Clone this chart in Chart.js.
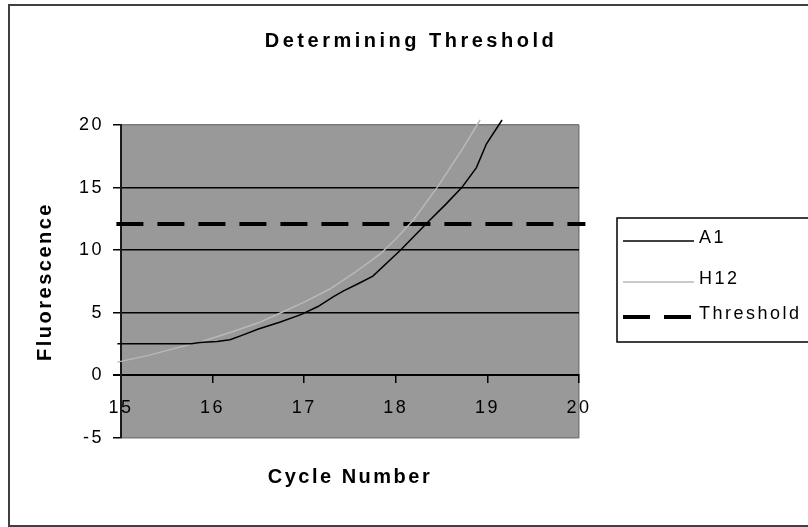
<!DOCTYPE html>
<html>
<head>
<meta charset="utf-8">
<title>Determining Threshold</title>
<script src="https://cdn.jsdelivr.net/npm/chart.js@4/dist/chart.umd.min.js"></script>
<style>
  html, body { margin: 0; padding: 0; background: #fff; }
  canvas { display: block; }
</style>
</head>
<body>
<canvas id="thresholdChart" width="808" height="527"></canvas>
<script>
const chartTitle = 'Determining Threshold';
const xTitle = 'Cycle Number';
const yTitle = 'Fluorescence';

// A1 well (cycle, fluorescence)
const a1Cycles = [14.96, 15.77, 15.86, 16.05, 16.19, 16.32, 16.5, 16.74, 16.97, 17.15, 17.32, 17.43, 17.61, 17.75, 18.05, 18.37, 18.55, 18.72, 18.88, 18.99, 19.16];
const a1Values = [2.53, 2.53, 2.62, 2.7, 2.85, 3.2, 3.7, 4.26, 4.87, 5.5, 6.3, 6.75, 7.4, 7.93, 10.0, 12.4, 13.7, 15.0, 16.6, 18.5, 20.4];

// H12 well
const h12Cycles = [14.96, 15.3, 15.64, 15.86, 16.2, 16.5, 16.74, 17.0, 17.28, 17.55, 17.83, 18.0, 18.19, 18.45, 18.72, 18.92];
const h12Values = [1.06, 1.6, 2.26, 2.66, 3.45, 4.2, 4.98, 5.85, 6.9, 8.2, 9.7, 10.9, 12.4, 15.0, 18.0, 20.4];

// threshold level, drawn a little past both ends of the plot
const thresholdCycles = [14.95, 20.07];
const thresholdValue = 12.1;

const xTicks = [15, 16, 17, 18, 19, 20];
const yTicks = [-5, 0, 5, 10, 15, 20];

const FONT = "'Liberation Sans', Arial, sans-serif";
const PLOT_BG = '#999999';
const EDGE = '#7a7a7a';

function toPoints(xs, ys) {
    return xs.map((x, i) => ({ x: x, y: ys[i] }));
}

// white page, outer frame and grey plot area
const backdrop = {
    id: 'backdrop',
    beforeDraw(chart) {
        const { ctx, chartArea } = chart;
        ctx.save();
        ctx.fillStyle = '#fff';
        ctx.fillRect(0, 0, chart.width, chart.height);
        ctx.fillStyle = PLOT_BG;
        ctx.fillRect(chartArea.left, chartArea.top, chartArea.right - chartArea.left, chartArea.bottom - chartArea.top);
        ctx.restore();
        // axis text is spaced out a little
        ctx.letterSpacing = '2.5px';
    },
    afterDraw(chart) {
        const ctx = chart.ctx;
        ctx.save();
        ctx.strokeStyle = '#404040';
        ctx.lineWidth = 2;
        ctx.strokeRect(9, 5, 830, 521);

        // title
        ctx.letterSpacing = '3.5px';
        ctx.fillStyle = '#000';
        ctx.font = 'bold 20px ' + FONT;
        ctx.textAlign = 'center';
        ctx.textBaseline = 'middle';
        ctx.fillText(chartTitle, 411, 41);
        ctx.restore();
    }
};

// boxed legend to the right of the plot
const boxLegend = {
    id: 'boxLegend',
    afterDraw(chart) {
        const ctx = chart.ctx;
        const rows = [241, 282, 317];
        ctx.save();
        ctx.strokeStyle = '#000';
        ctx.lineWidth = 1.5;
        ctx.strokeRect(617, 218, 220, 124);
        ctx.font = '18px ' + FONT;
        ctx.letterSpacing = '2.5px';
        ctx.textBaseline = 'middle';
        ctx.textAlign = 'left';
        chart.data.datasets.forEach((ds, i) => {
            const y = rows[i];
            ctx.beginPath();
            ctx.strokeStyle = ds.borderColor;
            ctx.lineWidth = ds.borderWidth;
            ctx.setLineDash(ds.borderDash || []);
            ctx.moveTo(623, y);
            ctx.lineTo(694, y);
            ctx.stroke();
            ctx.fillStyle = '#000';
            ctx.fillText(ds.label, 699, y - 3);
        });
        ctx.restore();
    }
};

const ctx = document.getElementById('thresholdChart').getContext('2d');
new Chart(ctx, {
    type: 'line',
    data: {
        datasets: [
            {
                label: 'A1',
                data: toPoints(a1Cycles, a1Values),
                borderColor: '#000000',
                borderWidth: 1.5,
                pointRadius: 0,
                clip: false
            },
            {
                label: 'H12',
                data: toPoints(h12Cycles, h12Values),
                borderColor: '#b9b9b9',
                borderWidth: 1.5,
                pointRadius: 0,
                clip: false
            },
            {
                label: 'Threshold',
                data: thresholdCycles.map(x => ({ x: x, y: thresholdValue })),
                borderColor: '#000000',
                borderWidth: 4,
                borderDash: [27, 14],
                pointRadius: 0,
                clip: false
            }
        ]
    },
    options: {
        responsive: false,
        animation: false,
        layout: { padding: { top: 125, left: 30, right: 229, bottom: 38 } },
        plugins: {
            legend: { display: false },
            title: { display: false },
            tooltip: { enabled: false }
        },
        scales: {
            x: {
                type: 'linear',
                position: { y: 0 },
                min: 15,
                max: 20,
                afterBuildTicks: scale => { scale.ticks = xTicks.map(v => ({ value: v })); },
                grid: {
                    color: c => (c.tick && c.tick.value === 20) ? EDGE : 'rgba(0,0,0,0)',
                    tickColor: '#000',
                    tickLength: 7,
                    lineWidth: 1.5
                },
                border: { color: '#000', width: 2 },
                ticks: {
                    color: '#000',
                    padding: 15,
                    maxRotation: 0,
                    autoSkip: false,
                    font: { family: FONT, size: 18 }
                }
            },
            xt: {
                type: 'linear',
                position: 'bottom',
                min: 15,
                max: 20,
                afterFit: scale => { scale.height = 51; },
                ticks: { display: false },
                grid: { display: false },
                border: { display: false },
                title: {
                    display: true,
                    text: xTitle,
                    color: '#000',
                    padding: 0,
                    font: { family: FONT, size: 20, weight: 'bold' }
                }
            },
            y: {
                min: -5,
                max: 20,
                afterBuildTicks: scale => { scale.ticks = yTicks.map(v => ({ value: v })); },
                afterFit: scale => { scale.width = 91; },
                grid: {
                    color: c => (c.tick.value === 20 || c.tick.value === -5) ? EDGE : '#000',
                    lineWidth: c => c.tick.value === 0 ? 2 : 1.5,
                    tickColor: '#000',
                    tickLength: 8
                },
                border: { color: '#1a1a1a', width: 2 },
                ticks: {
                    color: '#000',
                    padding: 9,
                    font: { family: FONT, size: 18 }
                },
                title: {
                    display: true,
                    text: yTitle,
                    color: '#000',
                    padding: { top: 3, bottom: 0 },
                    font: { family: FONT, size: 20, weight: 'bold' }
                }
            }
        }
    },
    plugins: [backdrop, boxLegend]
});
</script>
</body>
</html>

──────

What to work on
Pictures excluded, quote all the data above exactly.

Right answer
Clone this chart in Chart.js.
<!DOCTYPE html>
<html>
<head>
<meta charset="utf-8">
<title>Determining Threshold</title>
<script src="https://cdn.jsdelivr.net/npm/chart.js@4/dist/chart.umd.min.js"></script>
<style>
  html, body { margin: 0; padding: 0; background: #fff; }
  canvas { display: block; }
</style>
</head>
<body>
<canvas id="thresholdChart" width="808" height="527"></canvas>
<script>
const chartTitle = 'Determining Threshold';
const xTitle = 'Cycle Number';
const yTitle = 'Fluorescence';

// A1 well (cycle, fluorescence)
const a1Cycles = [14.96, 15.77, 15.86, 16.05, 16.19, 16.32, 16.5, 16.74, 16.97, 17.15, 17.32, 17.43, 17.61, 17.75, 18.05, 18.37, 18.55, 18.72, 18.88, 18.99, 19.16];
const a1Values = [2.53, 2.53, 2.62, 2.7, 2.85, 3.2, 3.7, 4.26, 4.87, 5.5, 6.3, 6.75, 7.4, 7.93, 10.0, 12.4, 13.7, 15.0, 16.6, 18.5, 20.4];

// H12 well
const h12Cycles = [14.96, 15.3, 15.64, 15.86, 16.2, 16.5, 16.74, 17.0, 17.28, 17.55, 17.83, 18.0, 18.19, 18.45, 18.72, 18.92];
const h12Values = [1.06, 1.6, 2.26, 2.66, 3.45, 4.2, 4.98, 5.85, 6.9, 8.2, 9.7, 10.9, 12.4, 15.0, 18.0, 20.4];

// threshold level, drawn a little past both ends of the plot
const thresholdCycles = [14.95, 20.07];
const thresholdValue = 12.1;

const xTicks = [15, 16, 17, 18, 19, 20];
const yTicks = [-5, 0, 5, 10, 15, 20];

const FONT = "'Liberation Sans', Arial, sans-serif";
const PLOT_BG = '#999999';
const EDGE = '#7a7a7a';

function toPoints(xs, ys) {
    return xs.map((x, i) => ({ x: x, y: ys[i] }));
}

// white page, outer frame and grey plot area
const backdrop = {
    id: 'backdrop',
    beforeDraw(chart) {
        const { ctx, chartArea } = chart;
        ctx.save();
        ctx.fillStyle = '#fff';
        ctx.fillRect(0, 0, chart.width, chart.height);
        ctx.fillStyle = PLOT_BG;
        ctx.fillRect(chartArea.left, chartArea.top, chartArea.right - chartArea.left, chartArea.bottom - chartArea.top);
        ctx.restore();
        // axis text is spaced out a little
        ctx.letterSpacing = '2.5px';
    },
    afterDraw(chart) {
        const ctx = chart.ctx;
        ctx.save();
        ctx.strokeStyle = '#404040';
        ctx.lineWidth = 2;
        ctx.strokeRect(9, 5, 830, 521);

        // title
        ctx.letterSpacing = '3.5px';
        ctx.fillStyle = '#000';
        ctx.font = 'bold 20px ' + FONT;
        ctx.textAlign = 'center';
        ctx.textBaseline = 'middle';
        ctx.fillText(chartTitle, 411, 41);
        ctx.restore();
    }
};

// boxed legend to the right of the plot
const boxLegend = {
    id: 'boxLegend',
    afterDraw(chart) {
        const ctx = chart.ctx;
        const rows = [241, 282, 317];
        ctx.save();
        ctx.strokeStyle = '#000';
        ctx.lineWidth = 1.5;
        ctx.strokeRect(617, 218, 220, 124);
        ctx.font = '18px ' + FONT;
        ctx.letterSpacing = '2.5px';
        ctx.textBaseline = 'middle';
        ctx.textAlign = 'left';
        chart.data.datasets.forEach((ds, i) => {
            const y = rows[i];
            ctx.beginPath();
            ctx.strokeStyle = ds.borderColor;
            ctx.lineWidth = ds.borderWidth;
            ctx.setLineDash(ds.borderDash || []);
            ctx.moveTo(623, y);
            ctx.lineTo(694, y);
            ctx.stroke();
            ctx.fillStyle = '#000';
            ctx.fillText(ds.label, 699, y - 3);
        });
        ctx.restore();
    }
};

const ctx = document.getElementById('thresholdChart').getContext('2d');
new Chart(ctx, {
    type: 'line',
    data: {
        datasets: [
            {
                label: 'A1',
                data: toPoints(a1Cycles, a1Values),
                borderColor: '#000000',
                borderWidth: 1.5,
                pointRadius: 0,
                clip: false
            },
            {
                label: 'H12',
                data: toPoints(h12Cycles, h12Values),
                borderColor: '#b9b9b9',
                borderWidth: 1.5,
                pointRadius: 0,
                clip: false
            },
            {
                label: 'Threshold',
                data: thresholdCycles.map(x => ({ x: x, y: thresholdValue })),
                borderColor: '#000000',
                borderWidth: 4,
                borderDash: [27, 14],
                pointRadius: 0,
                clip: false
            }
        ]
    },
    options: {
        responsive: false,
        animation: false,
        layout: { padding: { top: 125, left: 30, right: 229, bottom: 38 } },
        plugins: {
            legend: { display: false },
            title: { display: false },
            tooltip: { enabled: false }
        },
        scales: {
            x: {
                type: 'linear',
                position: { y: 0 },
                min: 15,
                max: 20,
                afterBuildTicks: scale => { scale.ticks = xTicks.map(v => ({ value: v })); },
                grid: {
                    color: c => (c.tick && c.tick.value === 20) ? EDGE : 'rgba(0,0,0,0)',
                    tickColor: '#000',
                    tickLength: 7,
                    lineWidth: 1.5
                },
                border: { color: '#000', width: 2 },
                ticks: {
                    color: '#000',
                    padding: 15,
                    maxRotation: 0,
                    autoSkip: false,
                    font: { family: FONT, size: 18 }
                }
            },
            xt: {
                type: 'linear',
                position: 'bottom',
                min: 15,
                max: 20,
                afterFit: scale => { scale.height = 51; },
                ticks: { display: false },
                grid: { display: false },
                border: { display: false },
                title: {
                    display: true,
                    text: xTitle,
                    color: '#000',
                    padding: 0,
                    font: { family: FONT, size: 20, weight: 'bold' }
                }
            },
            y: {
                min: -5,
                max: 20,
                afterBuildTicks: scale => { scale.ticks = yTicks.map(v => ({ value: v })); },
                afterFit: scale => { scale.width = 91; },
                grid: {
                    color: c => (c.tick.value === 20 || c.tick.value === -5) ? EDGE : '#000',
                    lineWidth: c => c.tick.value === 0 ? 2 : 1.5,
                    tickColor: '#000',
                    tickLength: 8
                },
                border: { color: '#1a1a1a', width: 2 },
                ticks: {
                    color: '#000',
                    padding: 9,
                    font: { family: FONT, size: 18 }
                },
                title: {
                    display: true,
                    text: yTitle,
                    color: '#000',
                    padding: { top: 3, bottom: 0 },
                    font: { family: FONT, size: 20, weight: 'bold' }
                }
            }
        }
    },
    plugins: [backdrop, boxLegend]
});
</script>
</body>
</html>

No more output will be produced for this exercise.